# START OF Input rows
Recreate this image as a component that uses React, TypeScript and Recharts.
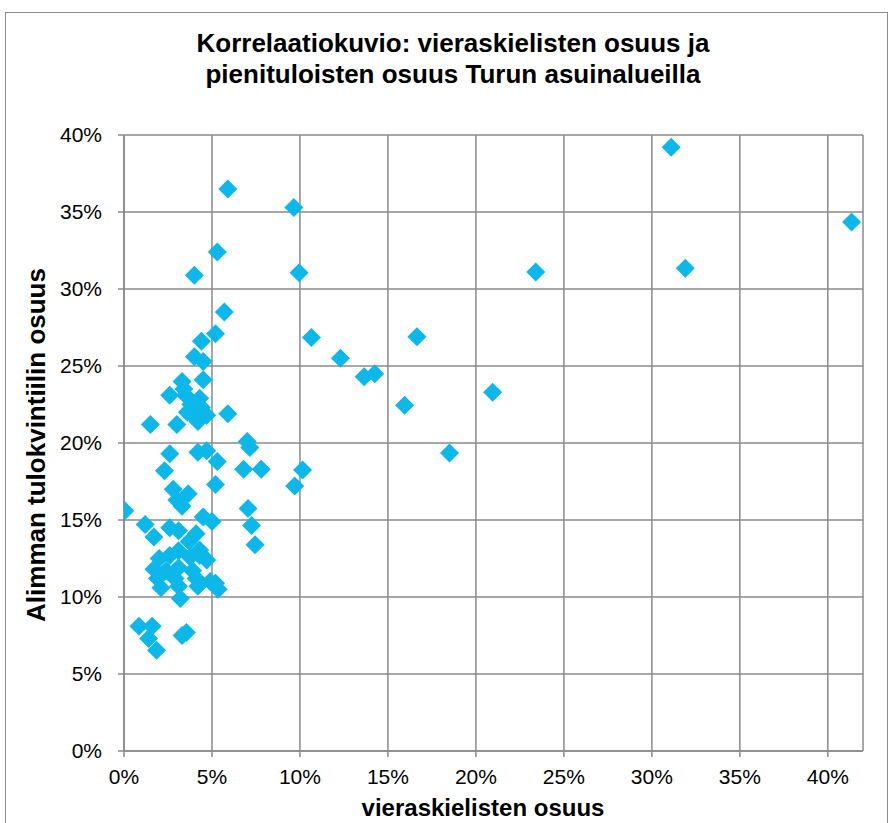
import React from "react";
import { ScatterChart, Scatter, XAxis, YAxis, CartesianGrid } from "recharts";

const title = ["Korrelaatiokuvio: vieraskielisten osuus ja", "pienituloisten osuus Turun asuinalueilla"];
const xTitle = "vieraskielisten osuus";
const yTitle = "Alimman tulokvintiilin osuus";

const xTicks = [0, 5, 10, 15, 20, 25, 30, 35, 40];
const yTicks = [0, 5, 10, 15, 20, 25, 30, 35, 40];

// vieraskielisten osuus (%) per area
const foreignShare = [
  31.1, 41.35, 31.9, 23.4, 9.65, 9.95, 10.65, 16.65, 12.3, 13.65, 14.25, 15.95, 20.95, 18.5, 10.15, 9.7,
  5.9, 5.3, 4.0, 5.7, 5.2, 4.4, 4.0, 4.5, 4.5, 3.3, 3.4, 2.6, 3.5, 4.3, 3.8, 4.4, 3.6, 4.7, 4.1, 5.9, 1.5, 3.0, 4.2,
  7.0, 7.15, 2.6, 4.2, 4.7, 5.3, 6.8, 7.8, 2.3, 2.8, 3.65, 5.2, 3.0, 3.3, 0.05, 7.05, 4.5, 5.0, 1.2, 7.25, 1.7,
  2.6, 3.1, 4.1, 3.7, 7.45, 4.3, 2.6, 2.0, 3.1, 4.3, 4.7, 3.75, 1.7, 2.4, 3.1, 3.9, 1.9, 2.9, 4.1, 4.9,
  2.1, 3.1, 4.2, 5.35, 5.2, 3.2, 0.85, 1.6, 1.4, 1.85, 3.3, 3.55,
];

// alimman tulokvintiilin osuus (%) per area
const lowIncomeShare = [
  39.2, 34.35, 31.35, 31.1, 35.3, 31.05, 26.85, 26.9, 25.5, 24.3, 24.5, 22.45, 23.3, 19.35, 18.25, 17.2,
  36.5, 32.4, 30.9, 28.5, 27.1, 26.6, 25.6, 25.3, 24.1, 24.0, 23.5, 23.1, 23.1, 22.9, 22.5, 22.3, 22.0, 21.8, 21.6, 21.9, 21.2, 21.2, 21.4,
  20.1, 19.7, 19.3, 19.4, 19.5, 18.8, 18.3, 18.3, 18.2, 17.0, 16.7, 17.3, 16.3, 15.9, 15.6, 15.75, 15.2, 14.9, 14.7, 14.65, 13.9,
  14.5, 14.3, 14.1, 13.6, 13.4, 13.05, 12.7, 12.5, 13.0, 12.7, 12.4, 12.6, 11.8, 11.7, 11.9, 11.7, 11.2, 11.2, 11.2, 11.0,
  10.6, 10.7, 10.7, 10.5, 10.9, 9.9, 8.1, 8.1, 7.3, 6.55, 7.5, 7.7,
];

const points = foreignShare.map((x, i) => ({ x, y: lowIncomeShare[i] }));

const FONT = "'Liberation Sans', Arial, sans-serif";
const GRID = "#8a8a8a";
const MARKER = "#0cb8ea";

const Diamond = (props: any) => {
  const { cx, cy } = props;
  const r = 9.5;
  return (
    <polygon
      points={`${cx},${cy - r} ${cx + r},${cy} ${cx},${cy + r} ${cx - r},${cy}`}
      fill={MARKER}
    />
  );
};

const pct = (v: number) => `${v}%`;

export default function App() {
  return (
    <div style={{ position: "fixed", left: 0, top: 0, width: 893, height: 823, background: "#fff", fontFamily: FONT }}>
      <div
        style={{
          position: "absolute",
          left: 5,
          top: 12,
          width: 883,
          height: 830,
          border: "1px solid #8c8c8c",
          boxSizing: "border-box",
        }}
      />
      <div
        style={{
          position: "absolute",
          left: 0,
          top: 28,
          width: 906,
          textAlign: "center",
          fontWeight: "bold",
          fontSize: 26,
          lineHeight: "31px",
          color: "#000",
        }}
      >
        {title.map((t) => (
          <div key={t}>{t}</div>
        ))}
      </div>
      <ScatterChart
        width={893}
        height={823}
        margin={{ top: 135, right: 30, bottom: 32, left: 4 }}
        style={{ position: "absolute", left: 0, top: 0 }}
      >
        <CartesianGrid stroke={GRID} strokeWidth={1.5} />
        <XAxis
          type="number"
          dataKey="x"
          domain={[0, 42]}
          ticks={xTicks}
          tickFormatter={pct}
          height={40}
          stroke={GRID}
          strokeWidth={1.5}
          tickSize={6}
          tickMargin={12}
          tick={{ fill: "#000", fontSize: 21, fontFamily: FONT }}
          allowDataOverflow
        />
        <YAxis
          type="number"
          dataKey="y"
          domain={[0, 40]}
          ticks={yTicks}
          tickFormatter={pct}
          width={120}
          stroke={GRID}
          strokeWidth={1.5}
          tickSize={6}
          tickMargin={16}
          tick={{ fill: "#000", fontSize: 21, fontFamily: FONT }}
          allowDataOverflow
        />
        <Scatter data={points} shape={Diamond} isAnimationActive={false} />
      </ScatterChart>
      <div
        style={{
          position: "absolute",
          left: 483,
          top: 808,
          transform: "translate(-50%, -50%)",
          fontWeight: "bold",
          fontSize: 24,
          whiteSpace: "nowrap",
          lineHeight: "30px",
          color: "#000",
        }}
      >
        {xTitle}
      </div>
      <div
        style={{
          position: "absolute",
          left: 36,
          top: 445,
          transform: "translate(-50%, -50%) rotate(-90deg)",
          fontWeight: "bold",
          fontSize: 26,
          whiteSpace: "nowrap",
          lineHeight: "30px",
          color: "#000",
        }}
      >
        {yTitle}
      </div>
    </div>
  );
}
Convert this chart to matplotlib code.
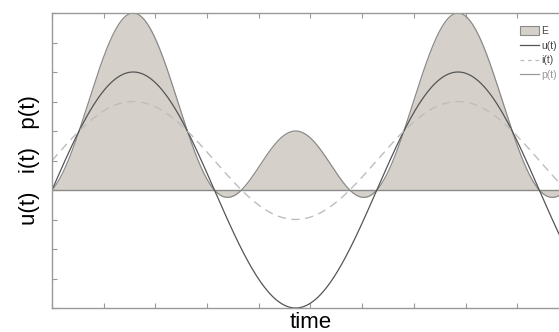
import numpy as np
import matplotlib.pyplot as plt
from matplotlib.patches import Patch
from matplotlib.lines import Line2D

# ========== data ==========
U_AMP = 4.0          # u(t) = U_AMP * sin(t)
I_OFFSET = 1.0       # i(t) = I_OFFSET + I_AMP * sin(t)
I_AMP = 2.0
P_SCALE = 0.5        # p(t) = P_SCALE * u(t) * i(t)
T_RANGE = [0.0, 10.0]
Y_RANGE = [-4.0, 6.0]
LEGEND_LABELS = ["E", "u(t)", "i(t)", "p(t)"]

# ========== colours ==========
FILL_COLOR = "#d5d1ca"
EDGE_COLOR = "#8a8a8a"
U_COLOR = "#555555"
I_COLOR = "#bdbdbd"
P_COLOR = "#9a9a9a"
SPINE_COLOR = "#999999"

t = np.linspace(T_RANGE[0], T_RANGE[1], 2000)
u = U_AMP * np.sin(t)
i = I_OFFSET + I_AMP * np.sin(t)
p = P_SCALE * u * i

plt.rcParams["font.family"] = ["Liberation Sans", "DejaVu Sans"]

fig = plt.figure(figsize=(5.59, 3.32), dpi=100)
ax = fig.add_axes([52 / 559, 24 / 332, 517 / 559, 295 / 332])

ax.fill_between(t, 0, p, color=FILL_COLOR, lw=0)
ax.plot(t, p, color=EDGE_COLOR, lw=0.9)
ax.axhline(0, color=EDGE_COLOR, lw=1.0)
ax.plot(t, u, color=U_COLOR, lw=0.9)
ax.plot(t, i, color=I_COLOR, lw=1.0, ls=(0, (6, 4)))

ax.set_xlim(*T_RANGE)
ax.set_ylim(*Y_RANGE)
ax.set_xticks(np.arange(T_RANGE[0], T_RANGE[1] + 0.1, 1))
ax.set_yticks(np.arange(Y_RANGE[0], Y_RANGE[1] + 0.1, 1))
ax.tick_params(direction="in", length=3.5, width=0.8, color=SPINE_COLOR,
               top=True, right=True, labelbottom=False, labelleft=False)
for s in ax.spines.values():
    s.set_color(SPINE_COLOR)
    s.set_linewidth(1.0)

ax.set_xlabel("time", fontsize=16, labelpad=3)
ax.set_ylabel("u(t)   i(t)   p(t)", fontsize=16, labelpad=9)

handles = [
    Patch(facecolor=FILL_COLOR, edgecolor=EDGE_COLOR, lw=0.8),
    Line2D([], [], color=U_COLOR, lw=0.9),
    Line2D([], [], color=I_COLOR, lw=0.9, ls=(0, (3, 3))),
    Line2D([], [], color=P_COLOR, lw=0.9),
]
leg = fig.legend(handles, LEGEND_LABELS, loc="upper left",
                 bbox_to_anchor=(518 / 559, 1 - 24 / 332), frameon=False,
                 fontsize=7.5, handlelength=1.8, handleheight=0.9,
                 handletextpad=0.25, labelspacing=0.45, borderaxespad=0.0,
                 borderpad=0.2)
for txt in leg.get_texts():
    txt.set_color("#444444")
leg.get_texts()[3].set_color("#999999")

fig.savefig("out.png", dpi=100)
# END OF Input rows
Task goal:
Exactly as they appear, print the lines of the listing above from its first line through the line that contains "XAxis, YAxis, CartesianGrid", minus the pictures.

Result of this task:
Recreate this image as a component that uses React, TypeScript and Recharts.
import React from "react";
import { ScatterChart, Scatter, XAxis, YAxis, CartesianGrid } from "recharts";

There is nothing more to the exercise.